Of course, being on the cutting edge doesn't always pay off in the moment. Last week I happened to be reading Head-On
, rocker Julian Cope's story of the Teardrop Explodes, the short-lived but seminal post-punk band of acid gobblers he led. In his account of the Liverpudlian outfit's second visit to the U.S. in 1981 (following a brief spate of gigs on the East Coast), he wrote about an in-store appearance at "Waxtrax," as he spelled it, prior to a Denver date. At that time, the group had only just surpassed cult status in the U.K. and was barely a rumor stateside, so it's no surprise that only three people showed up. Still, Cope remembered that the owners felt so guilty that they loaded him and his fellows down with free records as compensation. That's how legends are made.

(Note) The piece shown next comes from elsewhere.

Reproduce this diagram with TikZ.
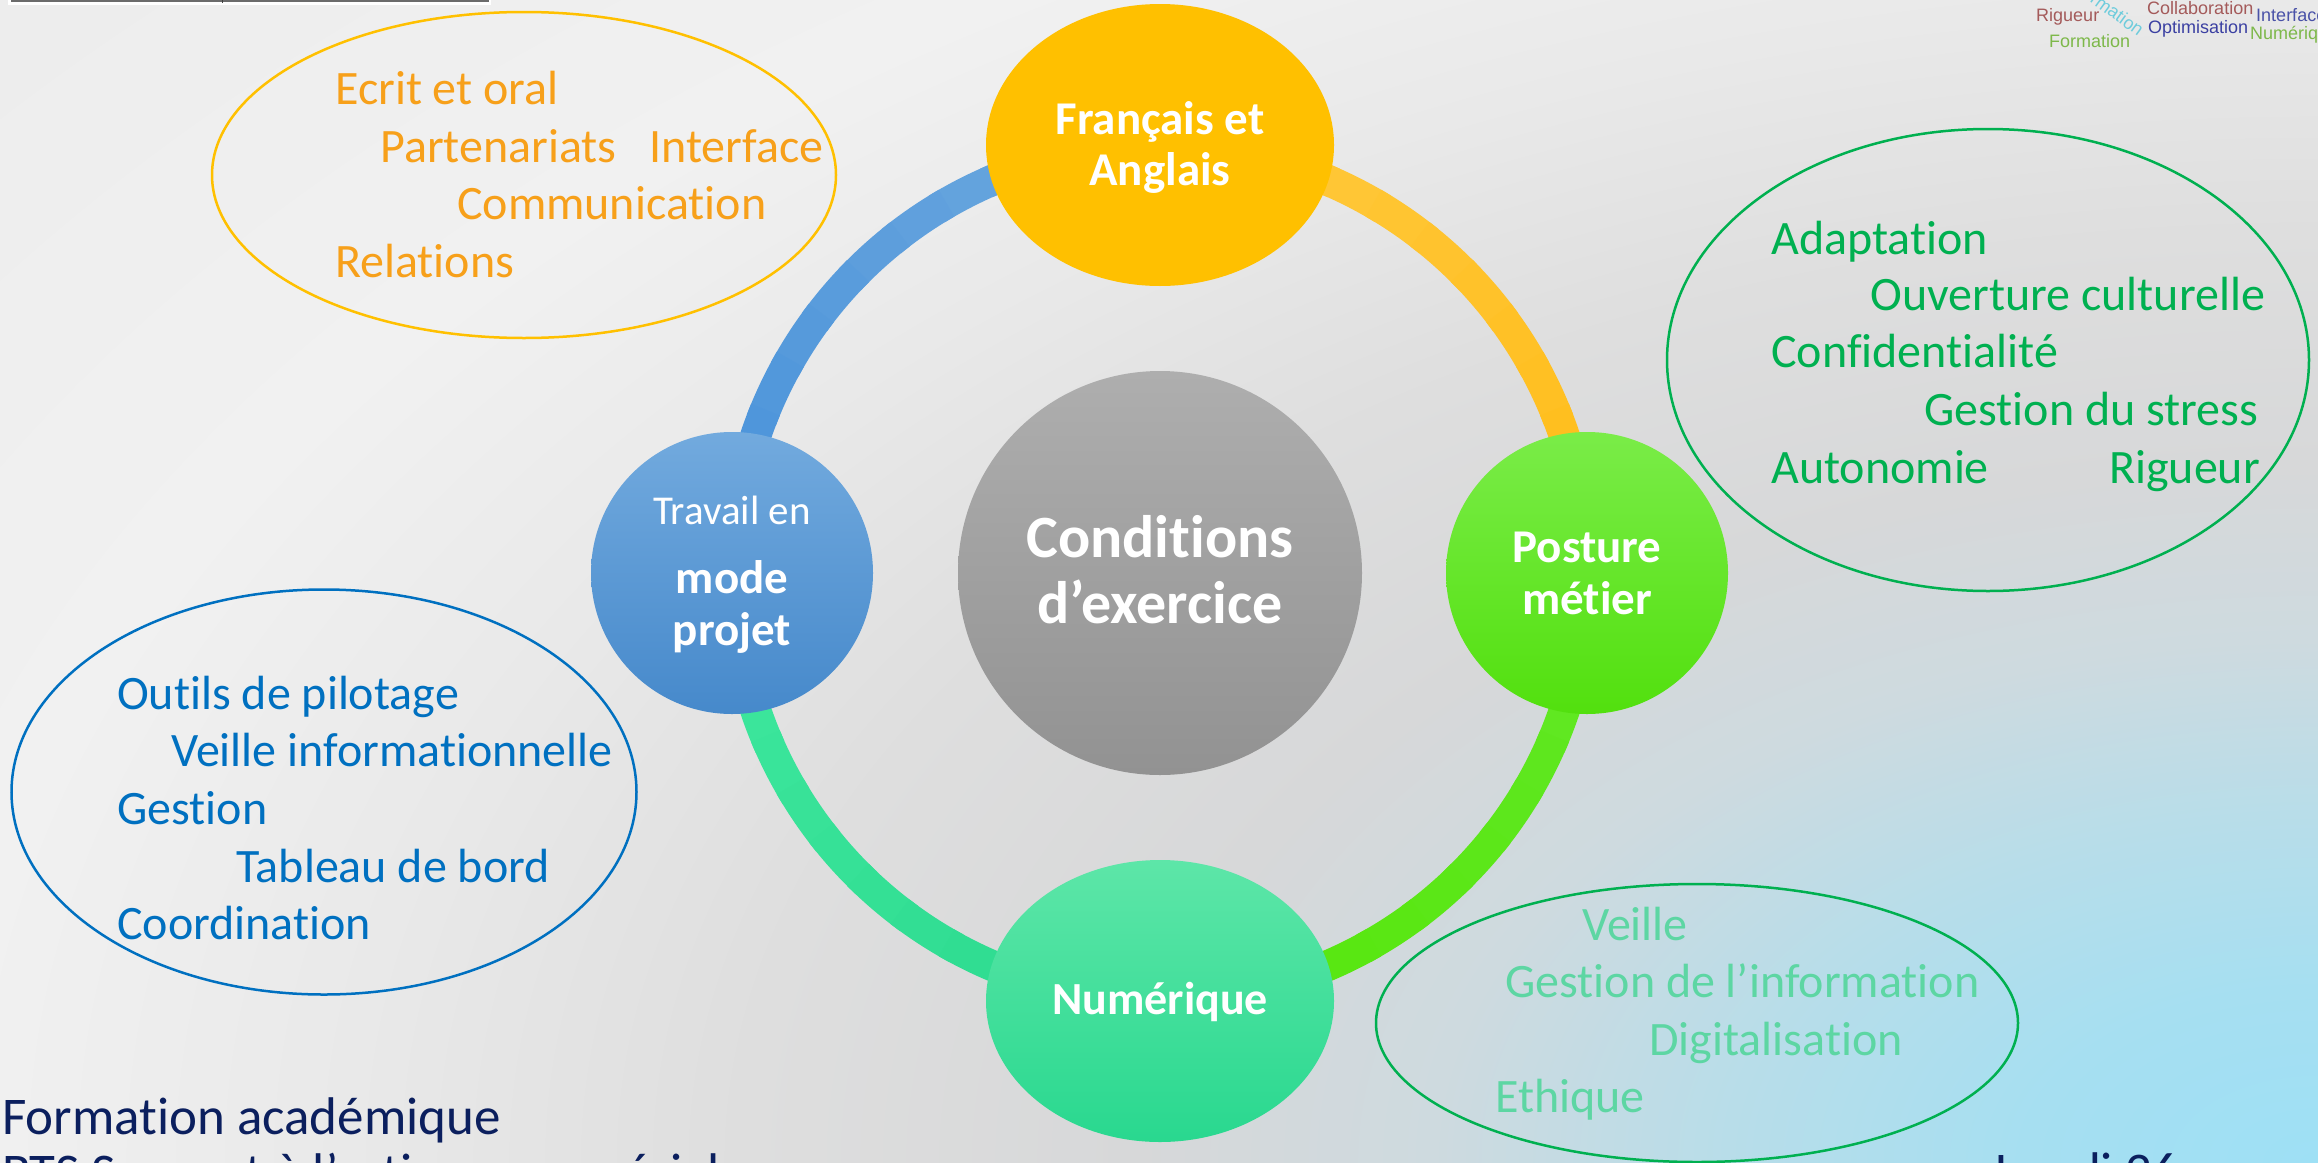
\documentclass[tikz,border=0pt]{standalone}
\usepackage{fontspec}
\setmainfont{Carlito}[Ligatures=CommonOff]
\newfontfamily\cloudfont{Liberation Sans}
\usetikzlibrary{shapes.geometric}

% palette
\definecolor{bgA}{RGB}{158,224,245}
\definecolor{bgB}{RGB}{166,223,241}
\definecolor{bgC}{RGB}{184,221,233}
\definecolor{bgD}{RGB}{206,218,223}
\definecolor{bgE}{RGB}{215,216,217}
\definecolor{bgF}{RGB}{222,222,222}
\definecolor{bgG}{RGB}{233,233,233}
\definecolor{bgH}{RGB}{241,241,241}
\definecolor{bgI}{RGB}{236,236,236}

\definecolor{ringBlueA}{HTML}{6EA9DE}
\definecolor{ringBlueB}{HTML}{4892DA}
\definecolor{ringGoldA}{HTML}{FFC940}
\definecolor{ringGoldB}{HTML}{FFBD18}
\definecolor{ringLimeA}{HTML}{62E826}
\definecolor{ringLimeB}{HTML}{55E60A}
\definecolor{ringMintA}{HTML}{3FE89E}
\definecolor{ringMintB}{HTML}{2BD98E}

\definecolor{frGold}{HTML}{FFC000}
\definecolor{poTop}{HTML}{7AEC48}
\definecolor{poBot}{HTML}{52E00E}
\definecolor{trTop}{HTML}{72AADE}
\definecolor{trBot}{HTML}{4689CB}
\definecolor{nuTop}{HTML}{5DE6A8}
\definecolor{nuBot}{HTML}{29D88F}
\definecolor{cdTop}{HTML}{AEAEAE}
\definecolor{cdBot}{HTML}{929292}

\definecolor{txOrange}{HTML}{F7A01A}
\definecolor{lnOrange}{HTML}{FFC000}
\definecolor{txGreen}{HTML}{00B050}
\definecolor{txBlue}{HTML}{0070C0}
\definecolor{txMint}{HTML}{5DD6A3}
\definecolor{navy}{HTML}{0B1F5E}

\definecolor{cloudRed}{HTML}{A45A5A}
\definecolor{cloudBlue}{HTML}{4A52A8}
\definecolor{cloudBlueB}{HTML}{3B40A2}
\definecolor{cloudGreen}{HTML}{7DB84A}
\definecolor{cloudTeal}{HTML}{6ECCDC}

% 25bp is the rim of the shaded ellipse
\pgfdeclareradialshading{backdrop}{\pgfpoint{0bp}{0bp}}{%
  color(0bp)=(bgA); color(2.34bp)=(bgB); color(4.69bp)=(bgC);
  color(7.03bp)=(bgD); color(9.38bp)=(bgE); color(12.5bp)=(bgF);
  color(15.63bp)=(bgG); color(18.75bp)=(bgH); color(25bp)=(bgI);
  color(50bp)=(bgI)}

\tikzset{
  bubble/.style={inner sep=0, outer sep=0, draw=none},
  bubbletxt/.style={inner sep=0, anchor=base, text=white,
    font=\bfseries\fontsize{47}{51}\selectfont},
  ovalbox/.style={ellipse, inner sep=0, line width=2.5, fill=none},
  ovaltxt/.style={inner sep=0, anchor=base west,
    font=\fontsize{48}{57}\selectfont},
  foottxt/.style={inner sep=0, anchor=base west, text=navy,
    font=\fontsize{53}{60}\selectfont},
  cloudtxt/.style={inner sep=0, anchor=base west,
    font=\cloudfont\fontsize{18}{20}\selectfont},
}

% one quarter of the ring, drawn as short pieces blending colA into colB
\newcommand\ringarc[4]{%
  \foreach \k in {0,...,11}{%
    \pgfmathsetmacro\aa{#1+(#2-#1)*\k/12}%
    \pgfmathsetmacro\bb{#1+(#2-#1)*(\k+1.2)/12}%
    \pgfmathtruncatemacro\mixp{100-100*\k/11}%
    \draw[line width=31, draw=#3!\mixp!#4]
      (hub) ++(\aa:427) arc[start angle=\aa, end angle=\bb, radius=427];
  }%
}

\begin{document}
\begin{tikzpicture}[x=1pt,y=-1pt]
\useasboundingbox (0,0) rectangle (2318,1162);
\clip (0,0) rectangle (2318,1162);

% backdrop
\shade[shading=backdrop] (2318,1162) ellipse [x radius=3152, y radius=1859];

% frame of a picture just above the top edge
\fill[white] (8,0) rectangle (491,4.5);
\fill[black!58] (11,0) rectangle (489,2.2);
\draw[black!75, line width=1] (222,0) -- (222,2.5);

% word cloud in the top right corner
\node[cloudtxt, text=cloudRed] (wRig) at (2036,21) {Rigueur};
\node[cloudtxt, text=cloudRed] (wCol) at (2147,14) {Collaboration};
\node[cloudtxt, text=cloudBlue] (wInt) at (2256,21) {Interface};
\node[cloudtxt, text=cloudBlueB] (wOpt) at (2148,33) {Optimisation};
\node[cloudtxt, text=cloudGreen] (wNum) at (2250,39) {Numérique};
\node[cloudtxt, text=cloudGreen] (wFor) at (2049,47) {Formation};
\node[cloudtxt, text=cloudTeal, anchor=base east, rotate=-36] (wForR) at (2138,37) {Formation};

% ring
\coordinate (hub) at (1160,573);
\ringarc{-90}{-180}{ringBlueA}{ringBlueB}
\ringarc{-90}{0}{ringGoldA}{ringGoldB}
\ringarc{0}{90}{ringLimeA}{ringLimeB}
\ringarc{180}{90}{ringMintA}{ringMintB}

% bubbles on the ring
\node[bubble, ellipse, minimum width=348, minimum height=282, fill=frGold] (fr) at (1160,145) {};
\node[bubble, ellipse, minimum width=348, minimum height=282, top color=nuTop, bottom color=nuBot] (nu) at (1160,1001) {};
\node[bubble, circle, minimum size=282, top color=poTop, bottom color=poBot] (po) at (1587,573) {};
\node[bubble, circle, minimum size=282, top color=trTop, bottom color=trBot] (tr) at (732,573) {};
\node[bubble, circle, minimum size=404, top color=cdTop, bottom color=cdBot] (cd) at (hub) {};

% bubble labels
\node[bubbletxt] (frA) at (1160,134) {Français et};
\node[bubbletxt] (frB) at (1160,185) {Anglais};
\node[bubbletxt, font=\bfseries\fontsize{46}{51}\selectfont] (nuA) at (1160,1014) {Numérique};
\node[bubbletxt] (poA) at (1587,562) {Posture};
\node[bubbletxt] (poB) at (1587,614) {métier};
\node[bubbletxt, font=\fontsize{41}{45}\selectfont] (trA) at (732,524) {Travail en};
\node[bubbletxt] (trB) at (732,593) {mode};
\node[bubbletxt] (trC) at (732,645) {projet};
\node[bubbletxt, font=\bfseries\fontsize{60}{66}\selectfont] (cdA) at (1160,557) {Conditions};
\node[bubbletxt, font=\bfseries\fontsize{60}{66}\selectfont] (cdB) at (1160,623) {d’exercice};

% oval: languages
\node[ovalbox, draw=lnOrange, minimum width=624, minimum height=326] (ovL) at (524,175) {};
\node[ovaltxt, text=txOrange] (l1) at (335,104) {Ecrit et oral};
\node[ovaltxt, text=txOrange] (l2) at (380,162) {Partenariats};
\node[ovaltxt, text=txOrange] (l3) at (649,162) {Interface};
\node[ovaltxt, text=txOrange] (l4) at (457,219) {Communication};
\node[ovaltxt, text=txOrange] (l5) at (335,277) {Relations};

% oval: professional posture
\node[ovalbox, draw=txGreen, minimum width=642, minimum height=462] (ovP) at (1988,360) {};
\node[ovaltxt, text=txGreen] (p1) at (1771,254) {Adaptation};
\node[ovaltxt, text=txGreen] (p2) at (1870,310) {Ouverture culturelle};
\node[ovaltxt, text=txGreen] (p3) at (1771,367) {Confidentialité};
\node[ovaltxt, text=txGreen] (p4) at (1924,425) {Gestion du stress};
\node[ovaltxt, text=txGreen] (p5) at (1771,483) {Autonomie};
\node[ovaltxt, text=txGreen] (p6) at (2109,483) {Rigueur};

% oval: project work
\node[ovalbox, draw=txBlue, minimum width=625, minimum height=405] (ovT) at (324,792) {};
\node[ovaltxt, text=txBlue] (t1) at (117,709) {Outils de pilotage};
\node[ovaltxt, text=txBlue] (t2) at (171,766) {Veille informationnelle};
\node[ovaltxt, text=txBlue] (t3) at (117,824) {Gestion};
\node[ovaltxt, text=txBlue] (t4) at (236,882) {Tableau de bord};
\node[ovaltxt, text=txBlue] (t5) at (117,939) {Coordination};

% oval: digital
\node[ovalbox, draw=txGreen, minimum width=642, minimum height=278] (ovN) at (1697,1023) {};
\node[ovaltxt, text=txMint] (n1) at (1582,940) {Veille};
\node[ovaltxt, text=txMint] (n2) at (1505,997) {Gestion de l’information};
\node[ovaltxt, text=txMint] (n3) at (1649,1055) {Digitalisation};
\node[ovaltxt, text=txMint] (n4) at (1495,1112) {Ethique};

% footer
\node[foottxt] (f1) at (2,1134) {Formation académique};
\node[foottxt] (f2) at (2,1190) {BTS Support à l’action managériale};
\node[foottxt] (f3) at (1995,1189) {Lundi 26};
\end{tikzpicture}
\end{document}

Duane Davis and Dave Stidman purchased Wax Trax in 1978.
Over the decades that followed, Wax Trax earned a reputation with vinyl addicts nationwide for both its amazing collection and the bargains contained therein. Years ago, I visited the store with a friend from New York City, who found album after album that he said would go for five or ten times more in the Big Apple.
The reasonable prices really hit home for me in 1995, when I purchased a vinyl jukebox — a Seeburg model from the late 1960s that makes a cameo appearance in the 1977 film Saturday Night Fever
. Over the quarter-century-plus since then, I've purchased literally thousands of seven-inches to keep the contraption fed, and a huge number of them have a Wax Trax tag on them. But while I occasionally joke that I've spent my children's inheritance on records, that's not actually true, since I picked up so many of them on the cheap.
Here's a recent example. The final season of the excellent Netflix series Dear White People
was presented as a musical, and the initial episode from its last run, released in September, kicked off with an inspired version of "Round and Round" performed by R&B singer Tevin Campbell, who was only thirteen when it was released in September 1990. I had little memory of the tune, but when I researched it, I discovered that it was a forgotten song by Prince, who composed, produced and arranged it. For months afterward, I looked for the 45 in every record store I entered, and I went into plenty of them, including joints in Nashville and Knoxville, Tennessee, and Asheville, North Carolina, where I traveled over the holiday season. But a couple of weeks ago, I found a copy at Wax Trax — for fifty cents.
Metro Denver is blessed with a lot of great record stores — not just Twist & Shout, which founders Paul and Jill Epstein recently sold
to longtime manager Patrick Brown
, but also Recollect Records
, at 1255 Delaware Street; the Angelo's CDs and Vinyl
branches in Denver and Aurora; Black & Read Music, Books and Games
, at 7821 Wadsworth Boulevard in Arvada; Paradise Found
, at 1646 Pearl Street in Boulder; and more.
Still, Wax Trax remains special in part because of its longevity and continuity. The store is one of the few surviving businesses to pre-date Westword
's annual Best of Denver issue
— it was named Best Record Store (New) in the inaugural edition
, published in 1984 — and has somehow managed to get better since then. Moreover, both Stidman and Davis are still around, with Stidman a staple at the used store's counter, where he can be found most days lovingly inspecting records that will soon find new homes.
Because at Wax Trax, every day is Record Store Day.